В ту же секунду цыганенок подпрыгнул к решетке и, просунув руки меж прутьев, попытался схватить его. Мальчишка зацепился правой рукой, скрутил воротник. Лицо было перекошено злобной гримасой, как у зверька, но Повислый нисколько не испугался, и это заставило того призадуматься. «Почему ты не сделал ни шага назад, когда я вроде бы держу тебя за шиворот?» – как будто хотел спросить малолетний заключенный. Для уверенности схватил за воротник второй рукой.

Повислый подхватил кисти и подтянул к себе. Он мог бы сломать цыганенку руки, рванув их вниз прямо сейчас, но тогда придется вызывать врача, писать рапорт… а это слишком много мороки. Пусть себе прыгает, если охота, но за слова ответить придется!

Повислый уперся ногой в решетку и что имелось силы дернул малолетнего заключенного. Трудно понять, чем ударился, то ли зубами, то ли лбом, но стук был четкий. Тот поочередно мигнул глазиками, в которых более не было однозначного выражения, и рухнул через мгновение.

– Я предупреждал, что ты получишь свое, – сказал Повислый, надеясь, что его слышат, – а ты не верил, сукин сын!

Но малой, судя по всему, не слышал. Он лежал на полу, раскинув руки по обе стороны, и как-то очень смешно выпятил заросший подбородок. Допрыгался! Повислый прочистил нос, шмоток соплей звучно впечатался в бетонный пол.

Только повернувшись, тюремщик вспомнил, что из глубины камеры за ними наблюдает третье лицо.

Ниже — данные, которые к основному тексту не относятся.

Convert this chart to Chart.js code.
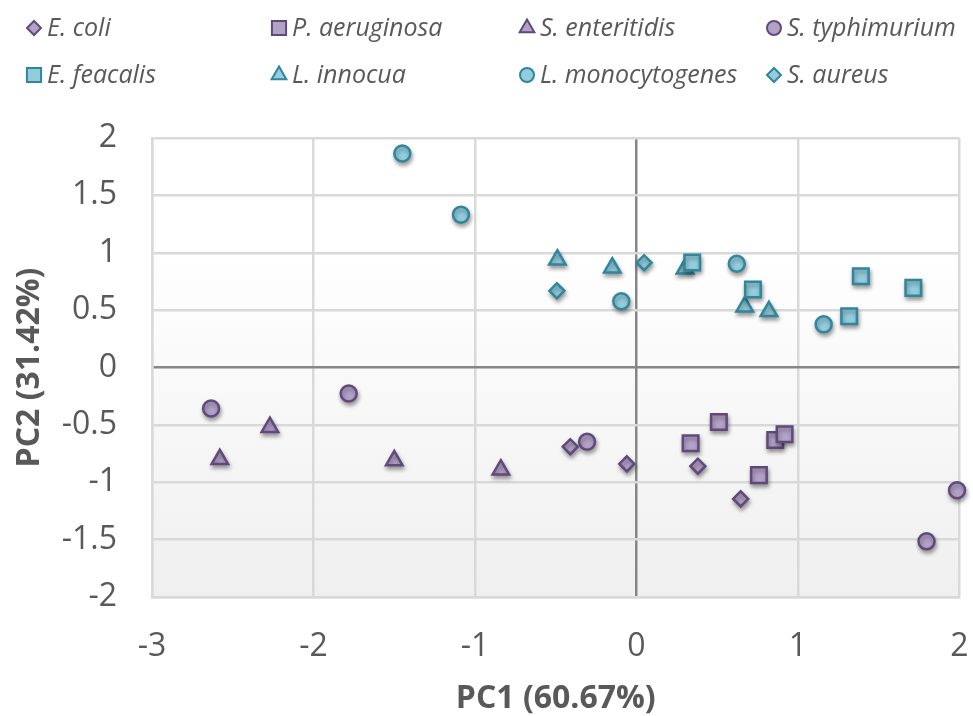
<!DOCTYPE html>
<html>
<head>
<meta charset="utf-8">
<script src="https://cdn.jsdelivr.net/npm/chart.js@4.4.1/dist/chart.umd.min.js"></script>
<style>
html,body{margin:0;padding:0;background:#fff}
#wrap{width:973px;height:716px}
</style>
</head>
<body>
<div id="wrap"><canvas id="c" width="973" height="716"></canvas></div>
<script>
// ── data: PC1 / PC2 scores per species ──
const names=['E. coli','P. aeruginosa','S. enteritidis','S. typhimurium','E. feacalis','L. innocua','L. monocytogenes','S. aureus'];
const eColi=[[-0.41,-0.69],[-0.06,-0.84],[0.38,-0.86],[0.645,-1.145]];
const pAeruginosa=[[0.335,-0.66],[0.51,-0.475],[0.758,-0.938],[0.859,-0.632],[0.917,-0.582]];
const sEnteritidis=[[-2.27,-0.52],[-2.58,-0.80],[-1.50,-0.81],[-0.84,-0.89]];
const sTyphimurium=[[-2.634,-0.358],[-1.782,-0.227],[-0.306,-0.647],[1.985,-1.069],[1.796,-1.515]];
const eFeacalis=[[0.345,0.915],[0.721,0.679],[1.389,0.795],[1.714,0.694],[1.317,0.446]];
const lInnocua=[[-0.49,0.94],[-0.15,0.87],[0.30,0.86],[0.67,0.53],[0.82,0.49]];
const lMonocytogenes=[[-1.45,1.865],[-1.087,1.332],[-0.094,0.577],[0.621,0.904],[1.159,0.376]];
const sAureus=[[0.047,0.913],[-0.493,0.668]];
const series=[eColi,pAeruginosa,sEnteritidis,sTyphimurium,eFeacalis,lInnocua,lMonocytogenes,sAureus];

// ── styles ──
const shapes=['rectRot','rect','triangle','circle','rect','triangle','circle','rectRot'];
const radius={rectRot:7.5,rect:11,triangle:9.5,circle:8};
const legendRad={rectRot:7,rect:10,triangle:8.5,circle:7};
const PURPLE={fill:'#b3a2c7',line:'#604a7b'},TEAL={fill:'#93cddd',line:'#31859c'};
const TXT='#595959',FONT='"Open Sans", sans-serif';

const datasets=series.map((pts,i)=>{
  const col=i<4?PURPLE:TEAL;
  return {label:names[i],data:pts.map(p=>({x:p[0],y:p[1]})),pointStyle:shapes[i],
    pointRadius:radius[shapes[i]],pointHoverRadius:radius[shapes[i]],
    backgroundColor:col.fill,borderColor:col.line,pointBorderWidth:2.5,showLine:false,clip:false};
});

// plot area gradient
const bgPlugin={id:'bg',beforeDraw(c){
  const {ctx,chartArea:a}=c;
  ctx.save();
  ctx.fillStyle='#fff';ctx.fillRect(0,0,c.width,c.height);
  const g=ctx.createLinearGradient(0,a.top,0,a.bottom);
  g.addColorStop(0,'#ffffff');g.addColorStop(0.25,'#ffffff');g.addColorStop(1,'#efefef');
  ctx.fillStyle=g;ctx.fillRect(a.left,a.top,a.right-a.left,a.bottom-a.top);
  ctx.restore();
}};

// soft drop shadow under markers
const shadowPlugin={id:'shadow',
  beforeDatasetsDraw(c){const x=c.ctx;x.save();x.shadowColor='rgba(0,0,0,0.35)';x.shadowBlur=4;x.shadowOffsetX=1;x.shadowOffsetY=3;},
  afterDatasetsDraw(c){c.ctx.restore();}};

// two-row legend with aligned columns
const legendCols=[34,279,527,774],legendRows=[28,75];
const legendPlugin={id:'colLegend',afterDraw(c){
  const ctx=c.ctx;
  c.data.datasets.forEach((ds,i)=>{
    const x=legendCols[i%4],y=legendRows[Math.floor(i/4)];
    ctx.save();
    ctx.fillStyle=ds.backgroundColor;ctx.strokeStyle=ds.borderColor;ctx.lineWidth=2;
    Chart.helpers.drawPoint(ctx,{pointStyle:ds.pointStyle,radius:legendRad[ds.pointStyle],rotation:0,borderWidth:2},x,y);
    ctx.fillStyle=TXT;ctx.font='italic 25px '+FONT;ctx.textBaseline='middle';ctx.textAlign='left';
    ctx.fillText(ds.label,x+13,y+1);
    ctx.restore();
  });
}};

const gridCol=ctx=>ctx.tick&&ctx.tick.value===0?'#868686':'#d9d9d9';
const noPad=s=>{s.paddingLeft=0;s.paddingRight=0;s.paddingTop=0;s.paddingBottom=0;};

new Chart(document.getElementById('c'),{
  type:'scatter',
  data:{datasets},
  options:{
    responsive:false,animation:false,
    layout:{padding:{top:138,right:10,left:0,bottom:0}},
    plugins:{legend:{display:false},tooltip:{enabled:false}},
    scales:{
      x:{type:'linear',min:-3,max:2,
        ticks:{stepSize:1,color:TXT,font:{family:FONT,size:32},padding:31,callback:v=>String(v)},
        grid:{color:gridCol,lineWidth:2.5,drawTicks:false},
        border:{color:'#d9d9d9',width:2.5},
        title:{display:true,text:'PC1 (60.67%)',color:TXT,font:{family:FONT,size:32,weight:'bold'},padding:{top:0,bottom:-2}},
        afterFit(s){s.height=119;noPad(s);}},
      y:{type:'linear',min:-2,max:2,
        ticks:{stepSize:0.5,color:TXT,font:{family:FONT,size:32},padding:35,callback:v=>String(v)},
        grid:{color:gridCol,lineWidth:2.5,drawTicks:false},
        border:{color:'#d9d9d9',width:2.5},
        title:{display:true,text:'PC2 (31.42%)',color:TXT,font:{family:FONT,size:32,weight:'bold'},padding:{top:11,bottom:0}},
        afterFit(s){s.width=152;noPad(s);}}
    }
  },
  plugins:[bgPlugin,shadowPlugin,legendPlugin]
});
</script>
</body>
</html>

– Будьте дружны, мальчишки!

Поправив воротник, он запер дверь и направился к выходу, получая огромное удовольствие от того, какой гулкий звук производят его каблуки под темными сводами Штрафного Изолятора.

Глава 7

Сквозь темноту ресниц Глеб увидел желтые разводы на потолке. Он подтянул руки к лицу, ощупал переносицу. Кость цела.

Хриплый стон, какой-то слишком старческий, выскочил из горла, когда Войнов Глеб приподнялся с пола. Ему захотелось оглядеться, выяснить, что собой представляет Штрафной Изолятор, этот предмет многочисленных разговоров тюремщиков, но кровь прилила к голове. Пушечный залп боли разразился в висках, эхом пробежавшись по всей черепушке. Глеб улегся в прежнюю позу, надеясь, что боль уймется. Тщетно. Сознание пульсировало. Он потрогал затылок – крови не было. Значит, голова не пробита. Хоть какая-то положительная новость среди дерьма, которое обрушилось на него в последние часы.

От бетонного пола разило холодом. Кругом тихо, слышно лишь шорох собственных ботинок. Наконец, выдалась минута, чтобы обдумать событие, но мозг отказывался. Неудивительно. Кто вообще способен принять резкий переворот в своей жизни? Не то чтобы анализировать, но и принять, поверить в подлинность момента сложно. Глеб в тюрьме – шутка ли? Нет, это невозможно, не может быть, все случилось слишком быстро. Еще суток не прошло, как он ел на завтрак сырники, запивал дымящимся чаем, смеялся с младшим братом, затягивался сигаретой, а теперь вдруг лежит на полу тюремной камеры? Вряд ли. Также сомнительно, что здесь, в этой каменной темнице размером два на два метра пройдут следующие месяцы его жизни. Три месяца заключения или два при образцовом поведении, как сказали в суде. Судья стукнул молотком, немногочисленные присутствующие поднялись, один Глеб сидел, потерянно озираясь по залу, и повторял один и тот же вопрос: «как три месяца?»

Признаться, он и сейчас его повторяет, только к недоумению прибавились более жуткие чувства. Ужас, тревога, невыразимое отчаяние. Ничего другого не возникает при виде места, где он очутился. В существующих условиях не проживет ни одно существо, не протянет и недели. Как можно говорить о сроке в три месяца? Глеб не вытерпит, умрет прямо сейчас, от холода, голода и боли.